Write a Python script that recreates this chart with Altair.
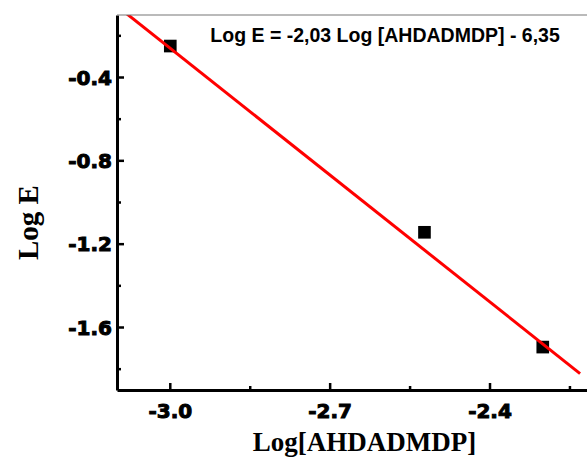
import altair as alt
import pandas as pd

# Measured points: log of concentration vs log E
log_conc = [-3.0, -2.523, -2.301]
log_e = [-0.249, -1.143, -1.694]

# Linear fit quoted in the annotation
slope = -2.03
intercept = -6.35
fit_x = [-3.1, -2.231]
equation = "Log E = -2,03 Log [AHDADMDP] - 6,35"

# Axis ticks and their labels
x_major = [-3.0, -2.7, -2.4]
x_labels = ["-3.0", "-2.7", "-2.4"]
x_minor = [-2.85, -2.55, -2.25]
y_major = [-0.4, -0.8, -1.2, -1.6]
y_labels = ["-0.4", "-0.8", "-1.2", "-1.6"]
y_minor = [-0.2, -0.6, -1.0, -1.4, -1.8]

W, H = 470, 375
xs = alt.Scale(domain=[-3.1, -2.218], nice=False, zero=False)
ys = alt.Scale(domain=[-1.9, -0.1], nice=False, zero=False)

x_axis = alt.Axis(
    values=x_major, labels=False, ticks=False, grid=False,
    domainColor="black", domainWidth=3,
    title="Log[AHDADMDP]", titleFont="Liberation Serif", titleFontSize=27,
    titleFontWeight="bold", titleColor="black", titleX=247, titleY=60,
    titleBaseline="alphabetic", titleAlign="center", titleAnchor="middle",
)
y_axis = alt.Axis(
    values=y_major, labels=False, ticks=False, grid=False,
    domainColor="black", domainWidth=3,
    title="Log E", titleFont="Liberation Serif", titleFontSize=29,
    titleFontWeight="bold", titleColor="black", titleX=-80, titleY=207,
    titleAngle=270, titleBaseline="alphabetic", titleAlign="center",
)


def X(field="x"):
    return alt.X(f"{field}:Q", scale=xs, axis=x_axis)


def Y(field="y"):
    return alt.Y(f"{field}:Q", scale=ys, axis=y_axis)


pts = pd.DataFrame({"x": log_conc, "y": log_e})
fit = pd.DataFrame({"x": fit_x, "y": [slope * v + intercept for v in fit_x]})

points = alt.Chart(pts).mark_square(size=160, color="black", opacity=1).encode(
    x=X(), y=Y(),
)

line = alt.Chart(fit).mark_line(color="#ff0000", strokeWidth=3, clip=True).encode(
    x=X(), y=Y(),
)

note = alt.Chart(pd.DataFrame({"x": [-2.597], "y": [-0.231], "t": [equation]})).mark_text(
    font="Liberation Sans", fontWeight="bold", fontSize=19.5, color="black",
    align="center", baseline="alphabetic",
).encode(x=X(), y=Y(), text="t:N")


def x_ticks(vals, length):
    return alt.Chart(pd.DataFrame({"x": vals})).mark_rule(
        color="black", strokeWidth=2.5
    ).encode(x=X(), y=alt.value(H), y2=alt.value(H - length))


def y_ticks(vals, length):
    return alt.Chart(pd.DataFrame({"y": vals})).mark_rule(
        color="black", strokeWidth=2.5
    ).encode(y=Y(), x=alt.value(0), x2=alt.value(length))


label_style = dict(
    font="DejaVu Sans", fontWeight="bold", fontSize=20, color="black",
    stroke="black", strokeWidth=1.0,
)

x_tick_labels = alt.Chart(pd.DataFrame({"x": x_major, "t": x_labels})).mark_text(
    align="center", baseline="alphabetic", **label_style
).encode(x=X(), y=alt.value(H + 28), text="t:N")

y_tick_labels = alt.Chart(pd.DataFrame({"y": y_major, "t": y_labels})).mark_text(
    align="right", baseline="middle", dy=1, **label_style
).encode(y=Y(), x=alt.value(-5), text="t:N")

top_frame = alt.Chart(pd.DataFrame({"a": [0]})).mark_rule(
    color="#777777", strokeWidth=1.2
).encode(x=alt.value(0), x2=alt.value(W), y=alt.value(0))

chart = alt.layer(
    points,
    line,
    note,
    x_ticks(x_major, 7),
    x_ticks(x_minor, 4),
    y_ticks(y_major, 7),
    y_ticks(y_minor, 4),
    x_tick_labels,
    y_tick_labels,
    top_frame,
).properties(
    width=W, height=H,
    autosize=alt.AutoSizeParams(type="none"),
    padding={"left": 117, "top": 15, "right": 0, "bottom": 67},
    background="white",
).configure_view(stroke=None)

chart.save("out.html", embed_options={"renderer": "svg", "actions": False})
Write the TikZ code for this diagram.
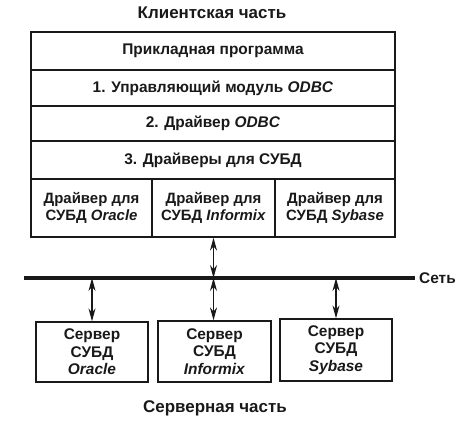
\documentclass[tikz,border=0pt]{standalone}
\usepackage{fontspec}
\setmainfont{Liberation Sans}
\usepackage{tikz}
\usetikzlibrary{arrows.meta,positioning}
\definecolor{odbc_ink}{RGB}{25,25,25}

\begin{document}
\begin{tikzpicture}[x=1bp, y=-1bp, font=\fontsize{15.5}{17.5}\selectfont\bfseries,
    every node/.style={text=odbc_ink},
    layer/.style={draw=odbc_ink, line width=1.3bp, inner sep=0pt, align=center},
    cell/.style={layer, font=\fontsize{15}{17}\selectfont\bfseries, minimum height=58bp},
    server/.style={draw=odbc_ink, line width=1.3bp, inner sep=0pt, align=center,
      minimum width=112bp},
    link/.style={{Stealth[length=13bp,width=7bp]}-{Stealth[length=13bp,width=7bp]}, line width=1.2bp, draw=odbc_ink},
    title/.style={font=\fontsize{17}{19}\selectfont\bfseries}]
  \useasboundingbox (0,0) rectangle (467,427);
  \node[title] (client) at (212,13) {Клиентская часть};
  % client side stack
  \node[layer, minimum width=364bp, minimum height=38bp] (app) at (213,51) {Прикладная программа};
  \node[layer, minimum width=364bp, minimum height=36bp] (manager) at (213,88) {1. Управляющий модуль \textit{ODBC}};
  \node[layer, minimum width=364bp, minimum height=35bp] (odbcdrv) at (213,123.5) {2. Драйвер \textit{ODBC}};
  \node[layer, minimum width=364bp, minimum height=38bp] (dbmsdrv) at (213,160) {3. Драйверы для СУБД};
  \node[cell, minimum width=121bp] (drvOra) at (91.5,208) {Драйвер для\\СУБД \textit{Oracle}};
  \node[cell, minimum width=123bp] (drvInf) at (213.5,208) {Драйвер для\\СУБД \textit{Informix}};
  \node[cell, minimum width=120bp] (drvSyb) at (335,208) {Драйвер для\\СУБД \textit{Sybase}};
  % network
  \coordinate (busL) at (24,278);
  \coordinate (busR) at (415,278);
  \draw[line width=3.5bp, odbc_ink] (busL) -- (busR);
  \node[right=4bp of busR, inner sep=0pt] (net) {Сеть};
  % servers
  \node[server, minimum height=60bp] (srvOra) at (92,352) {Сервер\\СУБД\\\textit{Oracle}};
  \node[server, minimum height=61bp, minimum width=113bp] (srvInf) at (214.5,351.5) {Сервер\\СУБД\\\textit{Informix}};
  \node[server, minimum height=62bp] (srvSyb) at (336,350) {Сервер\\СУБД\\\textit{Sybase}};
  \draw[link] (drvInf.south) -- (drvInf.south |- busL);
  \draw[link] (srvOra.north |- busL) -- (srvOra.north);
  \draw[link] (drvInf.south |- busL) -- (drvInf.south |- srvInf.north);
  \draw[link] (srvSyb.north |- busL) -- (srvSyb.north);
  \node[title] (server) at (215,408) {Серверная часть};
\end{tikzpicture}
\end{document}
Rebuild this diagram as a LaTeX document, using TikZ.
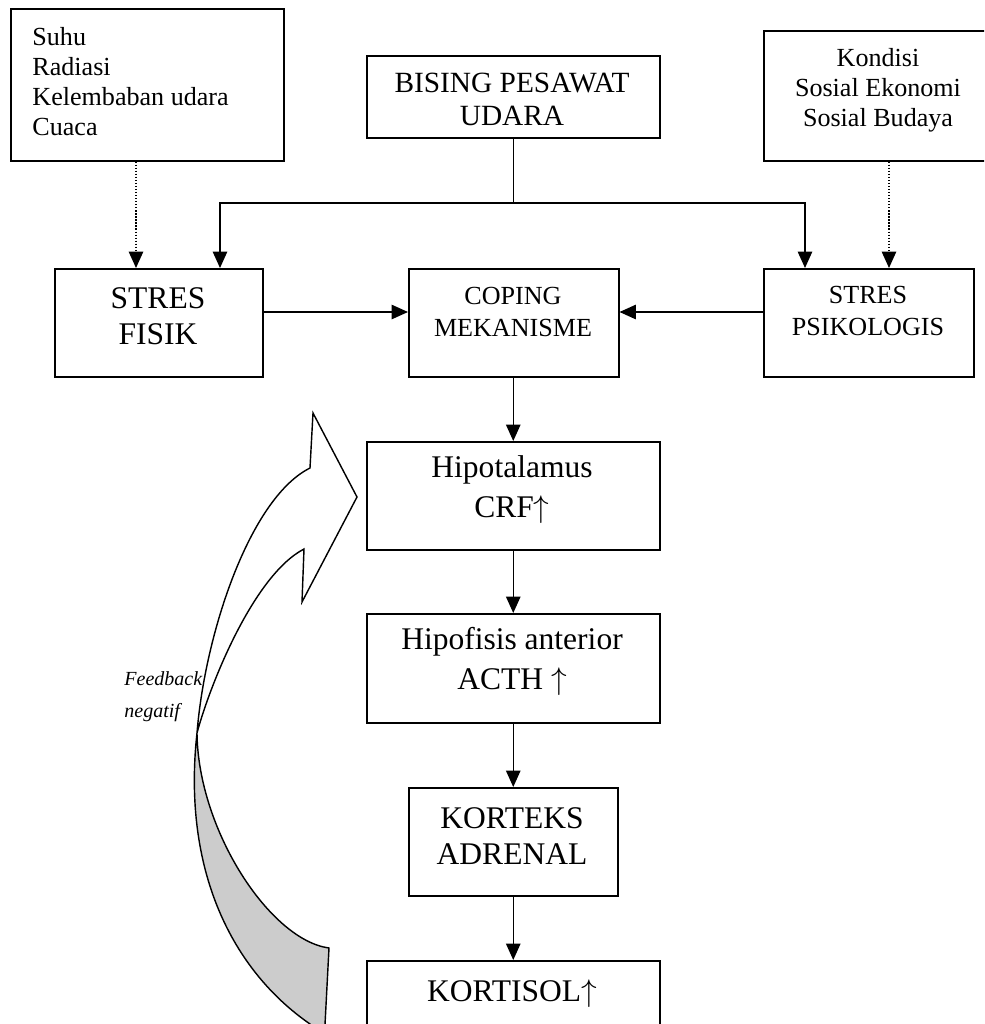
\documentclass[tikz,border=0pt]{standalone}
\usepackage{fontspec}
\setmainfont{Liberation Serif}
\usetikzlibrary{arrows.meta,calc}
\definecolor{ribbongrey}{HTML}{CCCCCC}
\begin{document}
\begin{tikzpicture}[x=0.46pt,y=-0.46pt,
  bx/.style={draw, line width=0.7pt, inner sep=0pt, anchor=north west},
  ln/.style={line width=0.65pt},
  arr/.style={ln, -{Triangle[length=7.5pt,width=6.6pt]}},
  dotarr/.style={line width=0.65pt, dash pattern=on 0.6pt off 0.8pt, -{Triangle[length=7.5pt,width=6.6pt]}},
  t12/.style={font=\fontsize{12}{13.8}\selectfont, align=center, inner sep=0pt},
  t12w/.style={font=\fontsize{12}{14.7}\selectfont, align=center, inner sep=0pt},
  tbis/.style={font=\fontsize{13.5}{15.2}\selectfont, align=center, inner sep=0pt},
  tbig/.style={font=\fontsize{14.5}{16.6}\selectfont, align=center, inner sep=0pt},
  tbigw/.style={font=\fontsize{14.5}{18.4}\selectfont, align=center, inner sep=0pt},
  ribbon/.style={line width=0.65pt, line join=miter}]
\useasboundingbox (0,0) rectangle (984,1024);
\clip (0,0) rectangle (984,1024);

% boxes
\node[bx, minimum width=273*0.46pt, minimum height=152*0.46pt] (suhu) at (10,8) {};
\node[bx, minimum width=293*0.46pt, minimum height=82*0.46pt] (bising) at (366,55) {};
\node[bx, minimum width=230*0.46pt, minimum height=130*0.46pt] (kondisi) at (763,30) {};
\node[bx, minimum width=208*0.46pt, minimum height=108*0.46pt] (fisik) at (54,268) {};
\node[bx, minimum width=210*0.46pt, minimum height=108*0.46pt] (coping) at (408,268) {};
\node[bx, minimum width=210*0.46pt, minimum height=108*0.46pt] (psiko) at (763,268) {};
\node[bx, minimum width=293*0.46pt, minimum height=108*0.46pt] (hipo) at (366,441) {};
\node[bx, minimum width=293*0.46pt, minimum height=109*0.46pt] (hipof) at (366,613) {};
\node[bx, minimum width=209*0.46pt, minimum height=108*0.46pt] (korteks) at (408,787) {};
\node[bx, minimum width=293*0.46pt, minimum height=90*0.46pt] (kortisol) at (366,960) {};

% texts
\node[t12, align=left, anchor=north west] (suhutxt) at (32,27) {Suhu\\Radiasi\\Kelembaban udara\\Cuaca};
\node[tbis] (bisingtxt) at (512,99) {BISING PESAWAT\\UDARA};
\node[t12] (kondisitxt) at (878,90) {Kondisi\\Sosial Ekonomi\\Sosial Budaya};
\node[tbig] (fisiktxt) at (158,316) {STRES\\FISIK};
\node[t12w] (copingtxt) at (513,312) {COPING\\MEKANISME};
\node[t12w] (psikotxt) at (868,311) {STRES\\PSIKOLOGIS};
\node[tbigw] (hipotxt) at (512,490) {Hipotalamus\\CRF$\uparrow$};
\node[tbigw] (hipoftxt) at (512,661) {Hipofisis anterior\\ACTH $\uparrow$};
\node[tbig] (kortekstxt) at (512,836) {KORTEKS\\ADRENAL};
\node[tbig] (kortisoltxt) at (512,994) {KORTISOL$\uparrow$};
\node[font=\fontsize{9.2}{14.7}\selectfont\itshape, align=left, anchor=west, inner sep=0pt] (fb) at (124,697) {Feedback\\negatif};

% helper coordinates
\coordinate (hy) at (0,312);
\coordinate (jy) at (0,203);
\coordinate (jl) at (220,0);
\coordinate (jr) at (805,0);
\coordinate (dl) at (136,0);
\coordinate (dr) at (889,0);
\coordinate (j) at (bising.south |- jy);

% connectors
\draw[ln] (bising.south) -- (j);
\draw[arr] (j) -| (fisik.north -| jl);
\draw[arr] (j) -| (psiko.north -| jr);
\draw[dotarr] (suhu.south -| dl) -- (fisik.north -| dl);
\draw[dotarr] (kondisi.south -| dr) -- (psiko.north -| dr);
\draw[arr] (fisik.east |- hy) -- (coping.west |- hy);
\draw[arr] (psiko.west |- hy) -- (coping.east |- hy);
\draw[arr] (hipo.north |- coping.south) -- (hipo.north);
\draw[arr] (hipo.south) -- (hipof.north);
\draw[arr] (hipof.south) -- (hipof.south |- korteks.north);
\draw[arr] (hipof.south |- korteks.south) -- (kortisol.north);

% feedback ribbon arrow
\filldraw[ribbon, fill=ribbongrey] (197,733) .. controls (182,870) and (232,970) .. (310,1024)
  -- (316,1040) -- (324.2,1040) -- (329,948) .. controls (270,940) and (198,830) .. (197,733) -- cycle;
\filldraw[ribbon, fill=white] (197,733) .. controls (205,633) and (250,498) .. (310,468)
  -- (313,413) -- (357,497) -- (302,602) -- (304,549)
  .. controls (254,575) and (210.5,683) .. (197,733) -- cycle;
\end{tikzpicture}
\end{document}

**INSTRUCTION**: Starting at the first line of the material, output exactly the lines up to and including the one with "-2,03 Log [AHDADMDP]". Do not include the pictures.

**RESULT**:
Write a Python script that recreates this chart with Altair.
import altair as alt
import pandas as pd

# Measured points: log of concentration vs log E
log_conc = [-3.0, -2.523, -2.301]
log_e = [-0.249, -1.143, -1.694]

# Linear fit quoted in the annotation
slope = -2.03
intercept = -6.35
fit_x = [-3.1, -2.231]
equation = "Log E = -2,03 Log [AHDADMDP] - 6,35"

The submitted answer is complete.